STATED PROBLEM:
Write the listing out again, all of it, word for word.

GIVEN INFORMATION:
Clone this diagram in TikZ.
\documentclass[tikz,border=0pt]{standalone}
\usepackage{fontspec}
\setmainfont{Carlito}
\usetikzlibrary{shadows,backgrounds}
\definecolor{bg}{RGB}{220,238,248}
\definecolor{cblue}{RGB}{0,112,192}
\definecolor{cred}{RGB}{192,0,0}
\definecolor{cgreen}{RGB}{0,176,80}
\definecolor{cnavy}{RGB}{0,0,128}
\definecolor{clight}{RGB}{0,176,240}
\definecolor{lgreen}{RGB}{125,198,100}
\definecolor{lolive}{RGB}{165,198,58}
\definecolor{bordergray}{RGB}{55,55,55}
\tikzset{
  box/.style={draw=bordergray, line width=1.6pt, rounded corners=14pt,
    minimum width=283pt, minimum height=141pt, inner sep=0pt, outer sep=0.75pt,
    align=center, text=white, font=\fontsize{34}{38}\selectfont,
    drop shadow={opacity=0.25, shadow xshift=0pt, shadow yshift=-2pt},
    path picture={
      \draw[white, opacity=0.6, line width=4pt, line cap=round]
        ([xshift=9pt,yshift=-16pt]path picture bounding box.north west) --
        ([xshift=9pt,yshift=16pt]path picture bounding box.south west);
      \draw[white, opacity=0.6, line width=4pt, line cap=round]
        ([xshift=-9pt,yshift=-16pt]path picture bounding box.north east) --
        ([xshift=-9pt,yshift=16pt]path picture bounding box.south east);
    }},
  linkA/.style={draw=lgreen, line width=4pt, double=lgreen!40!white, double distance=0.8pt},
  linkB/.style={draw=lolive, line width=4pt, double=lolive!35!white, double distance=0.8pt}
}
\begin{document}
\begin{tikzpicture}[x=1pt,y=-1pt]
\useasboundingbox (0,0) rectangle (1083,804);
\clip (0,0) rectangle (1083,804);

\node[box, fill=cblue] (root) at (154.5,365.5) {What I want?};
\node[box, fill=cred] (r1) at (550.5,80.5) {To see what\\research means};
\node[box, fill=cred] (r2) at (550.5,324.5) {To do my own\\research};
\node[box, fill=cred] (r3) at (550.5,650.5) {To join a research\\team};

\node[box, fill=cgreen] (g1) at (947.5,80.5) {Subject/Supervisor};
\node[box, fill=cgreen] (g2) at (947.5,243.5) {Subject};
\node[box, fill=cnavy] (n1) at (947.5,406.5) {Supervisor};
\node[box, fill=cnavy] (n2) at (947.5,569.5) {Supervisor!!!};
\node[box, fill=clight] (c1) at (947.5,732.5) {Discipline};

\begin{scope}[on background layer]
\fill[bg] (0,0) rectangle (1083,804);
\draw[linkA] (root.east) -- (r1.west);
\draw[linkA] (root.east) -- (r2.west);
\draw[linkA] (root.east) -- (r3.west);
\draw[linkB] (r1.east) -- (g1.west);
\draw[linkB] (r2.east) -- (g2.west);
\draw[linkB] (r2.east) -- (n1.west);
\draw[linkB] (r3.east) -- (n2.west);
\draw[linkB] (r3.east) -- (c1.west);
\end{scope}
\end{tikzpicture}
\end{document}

WORKED ANSWER:
Clone this diagram in TikZ.
\documentclass[tikz,border=0pt]{standalone}
\usepackage{fontspec}
\setmainfont{Carlito}
\usetikzlibrary{shadows,backgrounds}
\definecolor{bg}{RGB}{220,238,248}
\definecolor{cblue}{RGB}{0,112,192}
\definecolor{cred}{RGB}{192,0,0}
\definecolor{cgreen}{RGB}{0,176,80}
\definecolor{cnavy}{RGB}{0,0,128}
\definecolor{clight}{RGB}{0,176,240}
\definecolor{lgreen}{RGB}{125,198,100}
\definecolor{lolive}{RGB}{165,198,58}
\definecolor{bordergray}{RGB}{55,55,55}
\tikzset{
  box/.style={draw=bordergray, line width=1.6pt, rounded corners=14pt,
    minimum width=283pt, minimum height=141pt, inner sep=0pt, outer sep=0.75pt,
    align=center, text=white, font=\fontsize{34}{38}\selectfont,
    drop shadow={opacity=0.25, shadow xshift=0pt, shadow yshift=-2pt},
    path picture={
      \draw[white, opacity=0.6, line width=4pt, line cap=round]
        ([xshift=9pt,yshift=-16pt]path picture bounding box.north west) --
        ([xshift=9pt,yshift=16pt]path picture bounding box.south west);
      \draw[white, opacity=0.6, line width=4pt, line cap=round]
        ([xshift=-9pt,yshift=-16pt]path picture bounding box.north east) --
        ([xshift=-9pt,yshift=16pt]path picture bounding box.south east);
    }},
  linkA/.style={draw=lgreen, line width=4pt, double=lgreen!40!white, double distance=0.8pt},
  linkB/.style={draw=lolive, line width=4pt, double=lolive!35!white, double distance=0.8pt}
}
\begin{document}
\begin{tikzpicture}[x=1pt,y=-1pt]
\useasboundingbox (0,0) rectangle (1083,804);
\clip (0,0) rectangle (1083,804);

\node[box, fill=cblue] (root) at (154.5,365.5) {What I want?};
\node[box, fill=cred] (r1) at (550.5,80.5) {To see what\\research means};
\node[box, fill=cred] (r2) at (550.5,324.5) {To do my own\\research};
\node[box, fill=cred] (r3) at (550.5,650.5) {To join a research\\team};

\node[box, fill=cgreen] (g1) at (947.5,80.5) {Subject/Supervisor};
\node[box, fill=cgreen] (g2) at (947.5,243.5) {Subject};
\node[box, fill=cnavy] (n1) at (947.5,406.5) {Supervisor};
\node[box, fill=cnavy] (n2) at (947.5,569.5) {Supervisor!!!};
\node[box, fill=clight] (c1) at (947.5,732.5) {Discipline};

\begin{scope}[on background layer]
\fill[bg] (0,0) rectangle (1083,804);
\draw[linkA] (root.east) -- (r1.west);
\draw[linkA] (root.east) -- (r2.west);
\draw[linkA] (root.east) -- (r3.west);
\draw[linkB] (r1.east) -- (g1.west);
\draw[linkB] (r2.east) -- (g2.west);
\draw[linkB] (r2.east) -- (n1.west);
\draw[linkB] (r3.east) -- (n2.west);
\draw[linkB] (r3.east) -- (c1.west);
\end{scope}
\end{tikzpicture}
\end{document}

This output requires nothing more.